Oil, I think - Norway has oil. That's how it can afford its outrageously generous cradle-to-grave benefit system and still run a 10 percent budget surplus.
"Women," says the union leader, Mie Opjordsmoen of the Norwegian Confederation of Trade, a mother of two. "Norwegian women work, pay taxes and have babies. That's our secret."
I am touring one of the world's last functioning welfare states and finding preconceptions shattered one by one. Unions here peg their wage demands to the needs of the export industry. Employers lobby for longer parental leave for fathers. Parties win elections promising not to cut taxes.
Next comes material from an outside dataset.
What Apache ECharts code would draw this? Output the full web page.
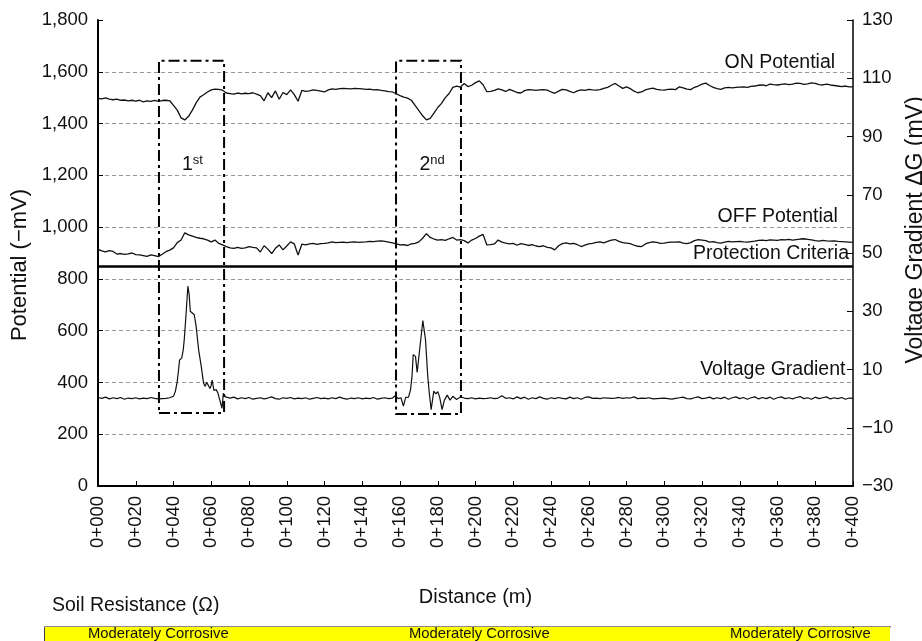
<!DOCTYPE html>
<html>
<head>
<meta charset="utf-8">
<script src="https://cdn.jsdelivr.net/npm/echarts@6/dist/echarts.min.js"></script>
<style>
  html, body { margin: 0; padding: 0; background: #fff; }
  #chart { width: 922px; height: 641px; }
</style>
</head>
<body>
<div id="chart"></div>
<script>
// potentials read every 2 m along the line (0 .. 400 m), in -mV
const STEP_M = 2
const onPotential = [
  1497, 1495, 1499, 1494, 1492, 1494, 1490, 1491, 1488, 1490,
  1487, 1490, 1484, 1488, 1486, 1490, 1486, 1489, 1490, 1488,
  1470, 1452, 1422, 1414, 1428, 1452, 1480, 1502, 1511, 1522,
  1530, 1533, 1532, 1529, 1518, 1516, 1514, 1518, 1515, 1517,
  1516, 1519, 1514, 1508, 1488, 1519, 1500, 1526, 1494, 1520,
  1512, 1530, 1512, 1486, 1528, 1524, 1526, 1530, 1528, 1525,
  1522, 1530, 1534, 1532, 1535, 1536, 1535, 1534, 1536, 1535,
  1534, 1532, 1533, 1530, 1531, 1528, 1526, 1523, 1522, 1515,
  1508, 1502, 1498, 1490, 1470, 1450, 1430, 1414, 1420, 1440,
  1462, 1478, 1500, 1516, 1540, 1545, 1541, 1555, 1543, 1548,
  1558, 1565, 1550, 1523, 1524, 1528, 1534, 1530, 1524, 1532,
  1526, 1520, 1518, 1527, 1531, 1530, 1528, 1530, 1531, 1529,
  1522, 1517, 1525, 1532, 1530, 1524, 1519, 1526, 1530, 1528,
  1532, 1530, 1529, 1531, 1536, 1540, 1548, 1555, 1545, 1536,
  1542, 1535, 1525, 1519, 1522, 1530, 1534, 1537, 1532, 1530,
  1529, 1532, 1533, 1531, 1542, 1538, 1533, 1531, 1540, 1545,
  1552, 1556, 1547, 1540, 1535, 1532, 1538, 1540, 1538, 1540,
  1541, 1542, 1540, 1544, 1545, 1548, 1549, 1546, 1552, 1550,
  1549, 1551, 1553, 1550, 1552, 1556, 1555, 1551, 1553, 1557,
  1555, 1550, 1549, 1552, 1549, 1547, 1545, 1543, 1545, 1542,
  1542
]
const offPotential = [
  914, 908, 904, 909, 906, 896, 898, 895, 897, 900,
  894, 893, 890, 887, 893, 890, 886, 895, 905, 911,
  920, 940, 950, 978, 970, 965, 960, 957, 955, 950,
  943, 950, 937, 931, 925, 920, 918, 922, 918, 920,
  925, 922, 920, 904, 928, 915, 898, 918, 931, 912,
  927, 943, 935, 892, 934, 931, 935, 937, 933, 936,
  937, 939, 943, 940, 941, 942, 940, 942, 943, 941,
  942, 943, 945, 944, 946, 947, 945, 942, 939, 935,
  931, 932, 929, 935, 937, 943, 957, 975, 960, 954,
  950, 952, 949, 955, 960, 950, 952, 948, 939, 950,
  956, 965, 972, 931, 932, 935, 950, 942, 938, 935,
  937, 930, 936, 933, 929, 932, 927, 925, 928, 922,
  920, 912, 928, 936, 939, 935, 937, 932, 925, 930,
  935, 937, 941, 943, 939, 945, 950, 952, 945, 940,
  938, 936, 930, 926, 925, 935, 940, 943, 941, 937,
  938, 941, 942, 942, 943, 938, 936, 940, 948, 952,
  950, 948, 942, 944, 940, 938, 942, 945, 943, 944,
  945, 943, 942, 944, 946, 949, 950, 948, 951, 950,
  949, 952, 951, 953, 950, 952, 954, 955, 953, 951,
  948, 946, 949, 947, 946, 947, 945, 944, 943, 942,
  941
]
// voltage gradient readings [distance m, mV]
const voltageGradient = [
  [0, 0.4], [2, 0.1], [4, 0.5], [6, -0.1], [8, 0.3], [10, 0.0], [12, 0.4], [14, -0.2], [16, 0.2], [18, 0.0],
  [20, 0.3], [22, -0.1], [24, 0.2], [26, 0.0], [28, 0.4], [30, 0.1], [32, -0.1], [34, 0.0], [36, 0.1], [38, 0.3],
  [40, 0.8], [41, 2.5], [42, 6.0], [42.6, 9.4], [43.2, 13.2], [44.4, 14.0], [45.2, 17.0], [45.7, 20.3], [46.7, 29.4],
  [47.6, 38.6], [48.3, 35.7], [48.9, 30.0], [49.8, 29.5], [51, 28.8], [52, 24.8], [53.3, 16.8], [54.7, 11.1],
  [55.9, 5.4], [56.8, 4.2], [57.6, 5.6], [58.5, 5.0], [59.3, 3.5], [60, 4.6], [60.5, 6.4], [61.4, 2.8], [62.6, 3.1],
  [63.5, 2.0], [64.3, 1.5], [65.7, -3.3], [66.4, 1.8], [67.5, 0.6],
  [70, 0.2], [72, 0.5], [74, -0.1], [76, 0.3], [78, 0.0], [80, 0.4], [82, -0.2], [84, 0.1], [86, 0.3], [88, -0.1],
  [90, 0.2], [92, 0.6], [94, 0.0], [96, -0.2], [98, 0.3], [100, 0.1], [102, 0.4], [104, -0.1], [106, 0.2], [108, 0.0],
  [110, 0.3], [112, -0.2], [114, 0.1], [116, 0.4], [118, 0.0], [120, 0.2], [122, -0.1], [124, 0.3], [126, 0.0], [128, 0.5],
  [130, 0.1], [132, -0.2], [134, 0.2], [136, 0.0], [138, 0.3], [140, -0.1], [142, 0.2], [144, 0.0], [146, 0.4], [148, -0.2],
  [150, 0.1], [152, 0.3], [154, 0.0],
  [156, 0.2], [157.5, 1.0], [159, 0.0], [160.5, 0.3], [161.8, -2.6], [163, 0.4], [164.5, 0.5], [165.6, 3.1], [166.4, 8.0],
  [167, 15.1], [168.2, 14.5], [169.1, 9.0], [170.4, 16.8], [171.3, 22.0], [172.1, 26.8], [173.5, 20.3], [174.7, 7.7],
  [175.5, 2.0], [176.5, -3.8], [177.9, 2.6], [179, 1.6], [180, 2.4], [181, 0.5], [182.3, -3.8], [183.5, -0.5], [185, 1.2],
  [186.5, -0.5], [188, 0.8], [190, -0.3], [192, 0.6],
  [194, 0.2], [196, 0.0], [198, 0.3], [200, -0.1], [202, 0.2], [204, 0.0], [206, 0.1], [208, 0.3], [210, 0.0], [212, 0.2],
  [214, 1.0], [216, 0.1], [218, 0.3], [220, -0.1], [222, 0.6], [224, 0.0], [226, 0.5], [228, -0.2], [230, 0.3], [232, 0.0],
  [234, 0.6], [236, 0.1], [238, -0.2], [240, 0.3], [242, 0.0], [244, 0.4], [246, 0.1], [248, -0.1], [250, 0.5], [252, 0.0],
  [254, 0.3], [256, -0.2], [258, 0.4], [260, 0.6], [262, 0.1], [264, 0.2], [266, 0.0], [268, 0.3], [270, 0.2], [272, 0.1],
  [274, 0.2], [276, 0.4], [278, 0.1], [280, 0.3], [282, 0.2], [284, 0.6], [286, 0.0], [288, 0.2], [290, 0.1], [292, 0.3],
  [294, -0.1], [296, 0.0], [298, 0.1], [300, 0.2], [302, 0.0], [304, -0.2], [306, 0.1], [308, 0.3], [310, 0.5], [312, 0.0],
  [314, -0.1], [316, 0.3], [318, 0.6], [320, 0.0], [322, 0.2], [324, 0.5], [326, -0.1], [328, 0.3], [330, 0.0], [332, 0.5],
  [334, -0.2], [336, 0.3], [338, 0.6], [340, 0.0], [342, 0.4], [344, -0.2], [346, 0.3], [348, 0.6], [350, -0.1], [352, 0.4],
  [354, 0.0], [356, 0.5], [358, -0.2], [360, 0.3], [362, 0.6], [364, 0.0], [366, 0.3], [368, -0.1], [370, 0.4], [372, 0.7],
  [374, 0.0], [376, 0.3], [378, -0.2], [380, 0.5], [382, 0.0], [384, 0.3], [386, 0.6], [388, -0.1], [390, 0.3], [392, 0.0],
  [394, 0.4], [396, -0.2], [398, 0.2], [400, 0.1]
]

const distanceLabels = ['0+000', '0+020', '0+040', '0+060', '0+080', '0+100', '0+120', '0+140', '0+160', '0+180', '0+200',
  '0+220', '0+240', '0+260', '0+280', '0+300', '0+320', '0+340', '0+360', '0+380', '0+400']
const potentialLabels = ['0', '200', '400', '600', '800', '1,000', '1,200', '1,400', '1,600', '1,800']
const gradientLabels = ['\u221230', '\u221210', '10', '30', '50', '70', '90', '110', '130']

// the two inspected stretches (m) and the box they get (-mV)
const windows = [
  { name: '1', sup: 'st', from: 32.3, to: 66.8, low: 282, high: 1643, labelAt: 50 },
  { name: '2', sup: 'nd', from: 157.9, to: 192.3, low: 278, high: 1643, labelAt: 177 }
]
const protectionCriteria = 850

// soil resistance table row
const soilClasses = ['Moderately Corrosive', 'Moderately Corrosive', 'Moderately Corrosive']
const soilWidths = [321, 321, 203]

const FONT = 'Liberation Sans, Arial, sans-serif'
const INK = '#111'

let chart = echarts.init(document.getElementById('chart'), null, { renderer: 'canvas' })

function annot(coord, text) {
  return {
    coord: coord,
    value: text,
    symbolSize: 0,
    label: {
      show: true, position: 'left', distance: 0, formatter: text,
      fontFamily: FONT, fontSize: 19.5, color: INK
    }
  }
}

let option = {
  animation: false,
  textStyle: { fontFamily: FONT },
  title: {
    text: 'Soil Resistance (\u03a9)',
    left: 52, top: 596, padding: 0,
    textStyle: { fontFamily: FONT, fontSize: 19.5, fontWeight: 'normal', color: INK }
  },
  grid: [
    { left: 98, right: 69, top: 20, bottom: 155, outerBoundsMode: 'none' },
    { left: 45, right: 32, top: 627, height: 14, outerBoundsMode: 'none' }
  ],
  xAxis: [
    {
      type: 'value', gridIndex: 0, min: 0, max: 400, interval: 20,
      name: 'Distance (m)', nameLocation: 'middle', nameGap: 101,
      nameTextStyle: { fontFamily: FONT, fontSize: 20, color: INK },
      axisLine: { lineStyle: { color: '#000', width: 2 } },
      axisTick: { inside: true, length: 5, lineStyle: { color: '#000' } },
      axisLabel: {
        rotate: 90, margin: 10, fontSize: 18.5, color: INK, fontFamily: FONT,
        formatter: v => distanceLabels[Math.round(v / 20)]
      },
      splitLine: { show: false }
    },
    {
      type: 'value', gridIndex: 1, min: 0, max: 845, position: 'top',
      axisLine: { show: true, lineStyle: { color: '#8a8a8a', width: 2 } },
      axisTick: { show: false }, axisLabel: { show: false }, splitLine: { show: false }
    }
  ],
  yAxis: [
    {
      type: 'value', gridIndex: 0, min: 0, max: 1800, interval: 200,
      name: 'Potential (\u2212mV)', nameLocation: 'middle', nameGap: 66, nameRotate: 90,
      nameTextStyle: { fontFamily: FONT, fontSize: 22, color: INK, padding: [0, 24, 0, 0] },
      axisLine: { show: true, lineStyle: { color: '#000', width: 2 } },
      axisTick: { show: true, inside: true, length: 5, lineStyle: { color: '#000' } },
      axisLabel: {
        margin: 10, fontSize: 18.5, color: INK, fontFamily: FONT,
        formatter: v => potentialLabels[Math.round(v / 200)]
      },
      splitLine: {
        show: true, showMinLine: false, showMaxLine: false,
        lineStyle: { color: '#9a9a9a', type: [4, 3], width: 1 }
      }
    },
    {
      type: 'value', gridIndex: 0, position: 'right', min: -30, max: 130, interval: 20,
      alignTicks: false,
      name: 'Voltage Gradient \u0394G (mV)', nameLocation: 'middle', nameGap: 47, nameRotate: 90,
      nameTextStyle: { fontFamily: FONT, fontSize: 23, color: INK, padding: [0, 0, 0, 46] },
      axisLine: { show: true, lineStyle: { color: '#000', width: 1.5 } },
      axisTick: { show: true, inside: true, length: 6, lineStyle: { color: '#000' } },
      axisLabel: {
        margin: 9, fontSize: 18.5, color: INK, fontFamily: FONT,
        formatter: v => gradientLabels[Math.round((v + 30) / 20)]
      },
      splitLine: { show: false }
    },
    {
      type: 'category', gridIndex: 1, data: ['soil'], position: 'right',
      axisLine: { show: true, lineStyle: { color: '#000', width: 1.5 } },
      axisTick: { show: false }, axisLabel: { show: false }
    }
  ],
  series: [
    {
      name: 'ON Potential', type: 'line', xAxisIndex: 0, yAxisIndex: 0,
      data: onPotential.map((v, i) => [i * STEP_M, v]),
      showSymbol: false, lineStyle: { color: INK, width: 1.3 }, z: 3,
      markArea: {
        silent: true,
        itemStyle: { color: 'rgba(0,0,0,0)', borderColor: '#000', borderWidth: 2, borderType: [11, 4, 3, 4] },
        data: windows.map(w => [{ xAxis: w.from, yAxis: w.low }, { xAxis: w.to, yAxis: w.high }])
      },
      markPoint: {
        silent: true,
        data: [
          annot([390.5, 1635], 'ON Potential')
        ].concat(windows.map(w => ({
          coord: [w.labelAt, 1240],
          symbolSize: 0,
          label: {
            show: true, position: 'inside',
            formatter: '{n|' + w.name + '}{s|' + w.sup + '}',
            rich: {
              n: { fontFamily: FONT, fontSize: 19.5, color: INK, lineHeight: 22 },
              s: { fontFamily: FONT, fontSize: 13, color: INK, lineHeight: 13, verticalAlign: 'top' }
            }
          }
        })))
      }
    },
    {
      name: 'OFF Potential', type: 'line', xAxisIndex: 0, yAxisIndex: 0,
      data: offPotential.map((v, i) => [i * STEP_M, v]),
      showSymbol: false, lineStyle: { color: INK, width: 1.3 }, z: 3,
      markPoint: { silent: true, data: [annot([392, 1040], 'OFF Potential')] },
      markLine: {
        silent: true, symbol: ['none', 'none'],
        lineStyle: { color: '#000', width: 2.5, type: 'solid' },
        label: {
          show: true, position: 'insideEndTop', distance: [4, 2], formatter: 'Protection Criteria',
          fontFamily: FONT, fontSize: 19.5, color: INK
        },
        data: [{ yAxis: protectionCriteria }]
      }
    },
    {
      name: 'Voltage Gradient', type: 'line', xAxisIndex: 0, yAxisIndex: 1,
      data: voltageGradient,
      showSymbol: false, lineStyle: { color: INK, width: 1.2 }, z: 3,
      markPoint: { silent: true, data: [annot([396, 10], 'Voltage Gradient')] }
    }
  ].concat(soilClasses.map((c, i) => ({
    name: 'soil' + i, type: 'bar', xAxisIndex: 1, yAxisIndex: 2, stack: 'soil',
    data: [soilWidths[i]], barWidth: '100%', silent: true,
    itemStyle: { color: '#ffff00' },
    label: {
      show: true, position: 'insideLeft', distance: 43, formatter: c,
      fontFamily: FONT, fontSize: 14.8, color: INK
    }
  })))
}

chart.setOption(option)
</script>
</body>
</html>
And gender equality is treated as a competitive advantage: By law, 40 percent of Norwegian boardroom seats are filled with women. Two male cabinet members, Knut Storberget, the justice minister, and Audun Lysbakken, the minister of equality (yes, this position exists), recently took three and four months off, respectively, to look after their latest offspring. The cost of full-time toddler child care is capped at the equivalent of about two Big Macs a day thanks to state subsidies.
Oil helps, of course. But ultimately, the Nordic success story isn't about lucrative natural resources - Sweden, Finland and Denmark can't rely on fossil fuel reserves - but lucrative human resources: The region combines the world's highest female employment rates with some of the most impressive fertility rates in developed countries - one reason why it has weathered the crisis with solid public finances and respectable growth (Iceland being the notable exception).
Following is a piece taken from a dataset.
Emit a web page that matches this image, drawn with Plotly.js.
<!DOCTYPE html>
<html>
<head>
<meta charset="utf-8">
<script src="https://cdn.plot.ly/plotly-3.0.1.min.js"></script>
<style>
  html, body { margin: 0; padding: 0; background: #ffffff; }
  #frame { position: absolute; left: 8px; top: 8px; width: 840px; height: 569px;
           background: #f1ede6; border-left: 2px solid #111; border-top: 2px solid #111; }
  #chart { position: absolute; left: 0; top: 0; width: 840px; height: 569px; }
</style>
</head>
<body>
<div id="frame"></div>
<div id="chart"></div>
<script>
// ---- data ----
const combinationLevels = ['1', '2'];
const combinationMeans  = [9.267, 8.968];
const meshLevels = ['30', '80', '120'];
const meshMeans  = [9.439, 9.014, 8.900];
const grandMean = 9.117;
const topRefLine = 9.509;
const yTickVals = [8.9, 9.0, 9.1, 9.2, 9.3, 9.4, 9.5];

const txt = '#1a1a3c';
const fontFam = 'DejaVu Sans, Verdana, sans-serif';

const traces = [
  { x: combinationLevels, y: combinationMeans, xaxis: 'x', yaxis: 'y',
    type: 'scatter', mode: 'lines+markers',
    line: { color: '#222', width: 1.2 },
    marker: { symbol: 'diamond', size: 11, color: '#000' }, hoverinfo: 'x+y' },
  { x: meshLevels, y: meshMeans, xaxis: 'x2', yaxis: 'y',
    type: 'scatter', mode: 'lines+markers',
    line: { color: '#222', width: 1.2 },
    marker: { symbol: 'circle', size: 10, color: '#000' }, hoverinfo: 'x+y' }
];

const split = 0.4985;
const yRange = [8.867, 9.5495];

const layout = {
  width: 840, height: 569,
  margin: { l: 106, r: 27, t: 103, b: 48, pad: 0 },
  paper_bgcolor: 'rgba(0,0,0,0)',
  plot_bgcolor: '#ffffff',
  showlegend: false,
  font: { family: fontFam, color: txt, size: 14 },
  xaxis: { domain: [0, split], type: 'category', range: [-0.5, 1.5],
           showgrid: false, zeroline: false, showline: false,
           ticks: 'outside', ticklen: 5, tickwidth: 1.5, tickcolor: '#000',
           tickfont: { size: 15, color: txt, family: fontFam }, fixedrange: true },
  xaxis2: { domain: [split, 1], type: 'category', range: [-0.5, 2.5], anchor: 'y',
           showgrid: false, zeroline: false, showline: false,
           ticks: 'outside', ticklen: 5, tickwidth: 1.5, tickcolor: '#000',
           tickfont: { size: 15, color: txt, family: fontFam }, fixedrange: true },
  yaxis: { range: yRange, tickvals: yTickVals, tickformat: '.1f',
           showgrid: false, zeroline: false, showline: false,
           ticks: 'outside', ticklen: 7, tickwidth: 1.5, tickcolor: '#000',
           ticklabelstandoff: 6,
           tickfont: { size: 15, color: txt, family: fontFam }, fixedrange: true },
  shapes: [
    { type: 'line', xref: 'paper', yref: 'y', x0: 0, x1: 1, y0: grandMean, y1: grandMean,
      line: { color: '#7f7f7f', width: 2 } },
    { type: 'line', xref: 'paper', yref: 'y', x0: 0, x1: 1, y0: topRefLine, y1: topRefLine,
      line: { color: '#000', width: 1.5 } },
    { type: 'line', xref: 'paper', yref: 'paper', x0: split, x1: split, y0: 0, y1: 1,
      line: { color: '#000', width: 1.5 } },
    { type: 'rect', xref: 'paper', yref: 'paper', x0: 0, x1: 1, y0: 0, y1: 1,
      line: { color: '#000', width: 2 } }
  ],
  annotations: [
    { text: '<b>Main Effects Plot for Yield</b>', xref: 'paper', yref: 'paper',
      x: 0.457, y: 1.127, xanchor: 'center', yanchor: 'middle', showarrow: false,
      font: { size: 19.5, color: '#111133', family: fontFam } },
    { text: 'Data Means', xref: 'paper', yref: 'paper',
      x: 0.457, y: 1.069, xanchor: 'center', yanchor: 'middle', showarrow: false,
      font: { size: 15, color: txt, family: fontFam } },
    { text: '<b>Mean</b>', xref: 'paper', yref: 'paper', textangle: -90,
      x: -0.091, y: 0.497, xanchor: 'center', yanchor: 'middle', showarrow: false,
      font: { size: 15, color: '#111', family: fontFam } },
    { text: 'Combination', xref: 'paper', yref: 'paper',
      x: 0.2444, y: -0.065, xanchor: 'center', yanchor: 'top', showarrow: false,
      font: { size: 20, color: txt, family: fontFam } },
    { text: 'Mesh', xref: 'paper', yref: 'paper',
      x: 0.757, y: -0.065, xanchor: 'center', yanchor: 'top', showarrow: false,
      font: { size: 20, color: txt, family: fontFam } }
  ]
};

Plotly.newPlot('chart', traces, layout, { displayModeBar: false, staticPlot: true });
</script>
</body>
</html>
"One Norwegian lesson," Prime Minister Jens Stoltenberg said from his modestly sized office one afternoon, "is that if you can raise female participation, it helps the economy, birth rates and the budget."
Many Norwegian women work part time and for the public sector. Female chief executives and engineers remain nearly as rare as elsewhere in the West. But 75 percent of Norwegian women work outside the home, compared with 68 percent in the United States and 65 percent in the European Union.
That didn't happen by itself. Norway was the first country to invent a "fathers' quota" that has reserved a growing part of the yearlong paid parental leave for dads since 1993. On July 1, the quota will rise to 12 weeks from 10. Nine in 10 fathers share parental leave, up from about 2 percent 20 years ago, enabling women to go back to work sooner.
It was also the first country to impose a female quota for board directors in about 400 publicly listed and state-owned companies, lifting the share of women to 40 percent, from about 7 percent in 2003.
All told, family policy, including a system of child care from a guaranteed place for 1-year-olds to after-school and vacation care, costs the Norwegian government 2.8 percent of gross domestic product. "These policies are expensive, but their cost is offset by the return in terms of female labor supply and tax revenues," says Danielle Venn, a labor economist at the Organization for Economic Cooperation and Development. Even excluding oil, Oslo's deficit of 5.4 percent of G.D.P. is a percentage point below the E.U. average.
It is a cautionary tale - and not just for Europe's less productive, indebted southern rim, which was traditionally slow on women's advancement. Other countries are passing austerity programs that risk hurting women's work prospects. In Britain, for example, maternity and child care benefits are being cut, as are half a million public-sector jobs, most of which are held by women.
As many write the obituary of the welfare state, how much can other countries learn from the Nordic model?